Supplied records:

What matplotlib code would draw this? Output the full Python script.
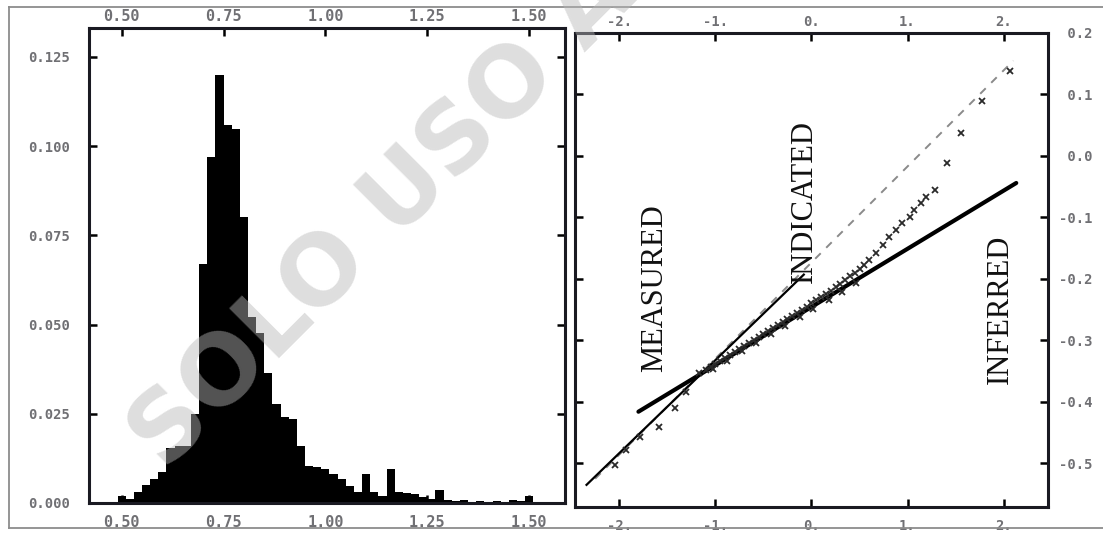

--

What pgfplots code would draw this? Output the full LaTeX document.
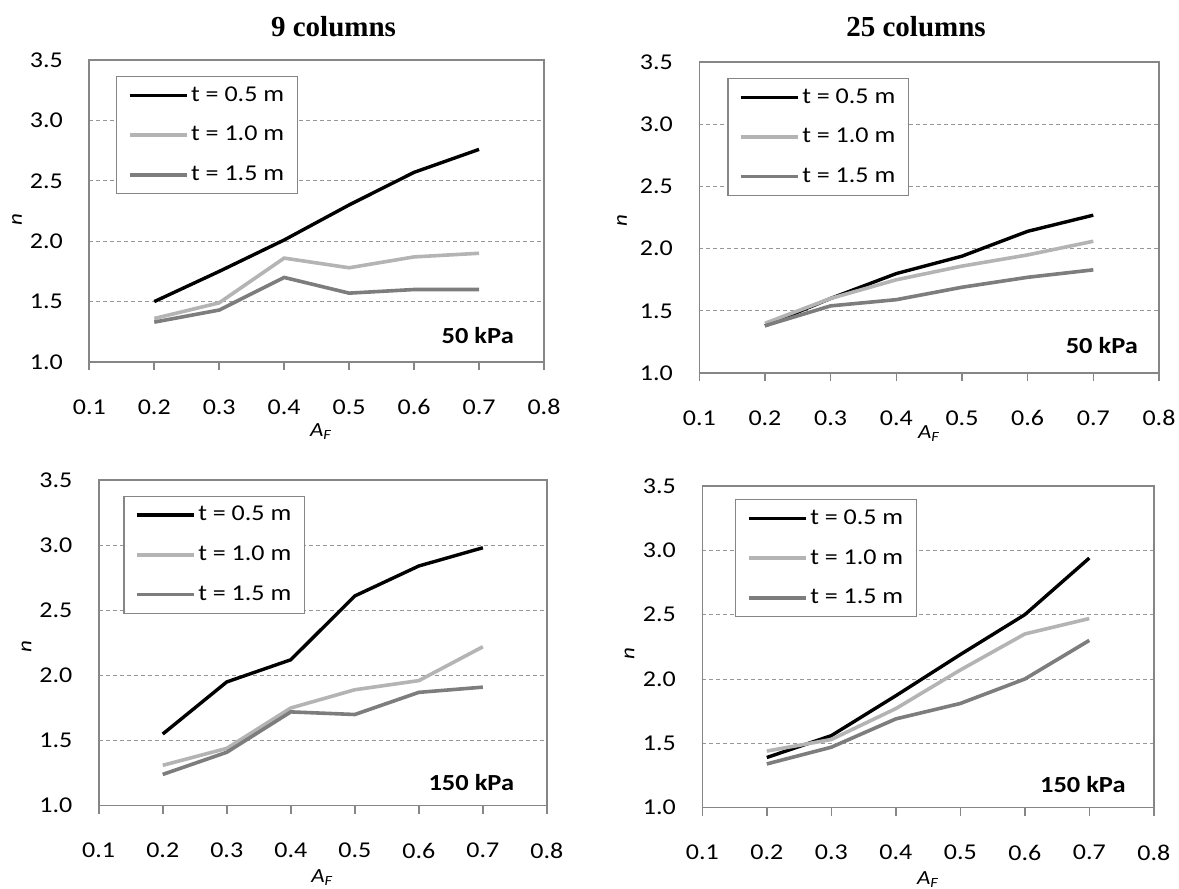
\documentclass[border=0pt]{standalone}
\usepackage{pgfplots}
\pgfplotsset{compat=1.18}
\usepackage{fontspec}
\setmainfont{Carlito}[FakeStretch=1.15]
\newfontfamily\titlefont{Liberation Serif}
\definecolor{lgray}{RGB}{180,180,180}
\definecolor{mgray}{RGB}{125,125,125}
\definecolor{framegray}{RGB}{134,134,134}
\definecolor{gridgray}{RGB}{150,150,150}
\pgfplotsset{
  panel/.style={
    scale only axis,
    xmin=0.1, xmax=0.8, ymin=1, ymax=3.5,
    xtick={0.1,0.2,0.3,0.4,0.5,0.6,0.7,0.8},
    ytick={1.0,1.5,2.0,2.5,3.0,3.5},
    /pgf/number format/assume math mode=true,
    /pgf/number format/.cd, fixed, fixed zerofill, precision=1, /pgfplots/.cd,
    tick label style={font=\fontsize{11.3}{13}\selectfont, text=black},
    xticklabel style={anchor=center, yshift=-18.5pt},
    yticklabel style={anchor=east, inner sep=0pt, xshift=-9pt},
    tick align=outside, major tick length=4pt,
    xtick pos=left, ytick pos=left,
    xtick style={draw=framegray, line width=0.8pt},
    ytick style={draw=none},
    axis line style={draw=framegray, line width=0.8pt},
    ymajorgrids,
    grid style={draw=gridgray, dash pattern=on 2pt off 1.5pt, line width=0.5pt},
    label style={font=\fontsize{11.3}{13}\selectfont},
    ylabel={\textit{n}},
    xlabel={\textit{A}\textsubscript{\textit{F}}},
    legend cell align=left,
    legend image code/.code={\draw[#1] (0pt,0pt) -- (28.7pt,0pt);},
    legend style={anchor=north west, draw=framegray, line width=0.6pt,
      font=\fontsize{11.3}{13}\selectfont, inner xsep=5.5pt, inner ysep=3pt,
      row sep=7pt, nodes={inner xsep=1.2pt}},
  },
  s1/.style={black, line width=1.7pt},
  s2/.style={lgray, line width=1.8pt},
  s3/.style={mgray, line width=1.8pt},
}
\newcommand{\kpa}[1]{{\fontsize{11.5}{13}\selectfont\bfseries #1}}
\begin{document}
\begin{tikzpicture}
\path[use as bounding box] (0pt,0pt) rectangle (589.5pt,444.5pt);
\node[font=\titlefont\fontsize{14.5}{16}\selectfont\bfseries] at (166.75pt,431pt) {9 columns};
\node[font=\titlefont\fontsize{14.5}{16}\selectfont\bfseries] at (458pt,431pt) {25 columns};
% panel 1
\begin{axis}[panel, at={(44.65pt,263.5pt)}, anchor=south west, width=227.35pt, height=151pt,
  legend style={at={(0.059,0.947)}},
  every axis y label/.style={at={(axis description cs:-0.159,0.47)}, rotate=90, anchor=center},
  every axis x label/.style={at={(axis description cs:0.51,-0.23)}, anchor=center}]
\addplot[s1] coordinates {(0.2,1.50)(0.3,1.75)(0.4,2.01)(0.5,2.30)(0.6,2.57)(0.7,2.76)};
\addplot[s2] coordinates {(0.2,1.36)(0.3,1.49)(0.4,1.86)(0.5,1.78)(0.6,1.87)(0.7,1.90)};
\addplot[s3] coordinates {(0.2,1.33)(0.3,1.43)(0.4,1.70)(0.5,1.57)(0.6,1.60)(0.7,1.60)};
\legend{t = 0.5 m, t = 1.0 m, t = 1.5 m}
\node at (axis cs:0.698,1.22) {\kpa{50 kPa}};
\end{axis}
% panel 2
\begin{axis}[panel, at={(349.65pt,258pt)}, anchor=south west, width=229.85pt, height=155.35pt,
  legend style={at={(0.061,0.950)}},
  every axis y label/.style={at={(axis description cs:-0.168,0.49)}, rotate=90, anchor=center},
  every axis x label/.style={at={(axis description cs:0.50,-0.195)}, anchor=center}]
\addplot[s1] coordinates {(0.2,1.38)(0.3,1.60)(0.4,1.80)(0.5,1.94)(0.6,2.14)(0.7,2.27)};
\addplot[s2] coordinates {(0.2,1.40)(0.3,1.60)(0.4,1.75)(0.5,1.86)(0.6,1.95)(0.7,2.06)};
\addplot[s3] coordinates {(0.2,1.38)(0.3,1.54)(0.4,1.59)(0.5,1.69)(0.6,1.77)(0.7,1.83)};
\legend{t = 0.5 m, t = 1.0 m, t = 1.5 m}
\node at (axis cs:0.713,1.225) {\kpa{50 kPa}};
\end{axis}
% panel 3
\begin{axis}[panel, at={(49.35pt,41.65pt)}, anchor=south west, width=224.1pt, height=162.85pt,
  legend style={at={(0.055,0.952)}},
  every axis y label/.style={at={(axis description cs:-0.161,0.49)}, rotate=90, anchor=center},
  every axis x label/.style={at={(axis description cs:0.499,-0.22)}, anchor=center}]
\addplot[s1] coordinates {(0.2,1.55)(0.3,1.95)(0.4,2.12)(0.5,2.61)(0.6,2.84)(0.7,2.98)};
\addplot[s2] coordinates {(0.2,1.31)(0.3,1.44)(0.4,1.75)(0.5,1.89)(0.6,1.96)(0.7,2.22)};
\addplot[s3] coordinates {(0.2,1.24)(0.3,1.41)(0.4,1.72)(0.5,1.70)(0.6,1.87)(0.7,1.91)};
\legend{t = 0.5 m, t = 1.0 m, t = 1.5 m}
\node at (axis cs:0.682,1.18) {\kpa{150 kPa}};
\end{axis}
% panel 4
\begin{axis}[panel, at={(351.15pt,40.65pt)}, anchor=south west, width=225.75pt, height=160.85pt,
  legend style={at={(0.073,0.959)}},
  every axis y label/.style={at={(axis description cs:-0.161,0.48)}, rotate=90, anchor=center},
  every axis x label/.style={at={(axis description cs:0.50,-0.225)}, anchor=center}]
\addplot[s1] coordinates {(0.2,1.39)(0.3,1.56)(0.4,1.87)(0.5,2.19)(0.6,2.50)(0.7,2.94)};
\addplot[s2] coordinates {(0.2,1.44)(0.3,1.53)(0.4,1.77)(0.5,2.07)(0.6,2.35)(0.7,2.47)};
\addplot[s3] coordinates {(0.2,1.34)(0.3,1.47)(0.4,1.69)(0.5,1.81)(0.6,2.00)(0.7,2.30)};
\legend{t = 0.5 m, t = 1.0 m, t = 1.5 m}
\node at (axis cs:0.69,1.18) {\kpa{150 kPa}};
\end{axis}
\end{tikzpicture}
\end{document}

Challenge:
Go through the data and gather every line that holds "What".

Solution to this exercise:
What matplotlib code would draw this? Output the full Python script.
What pgfplots code would draw this? Output the full LaTeX document.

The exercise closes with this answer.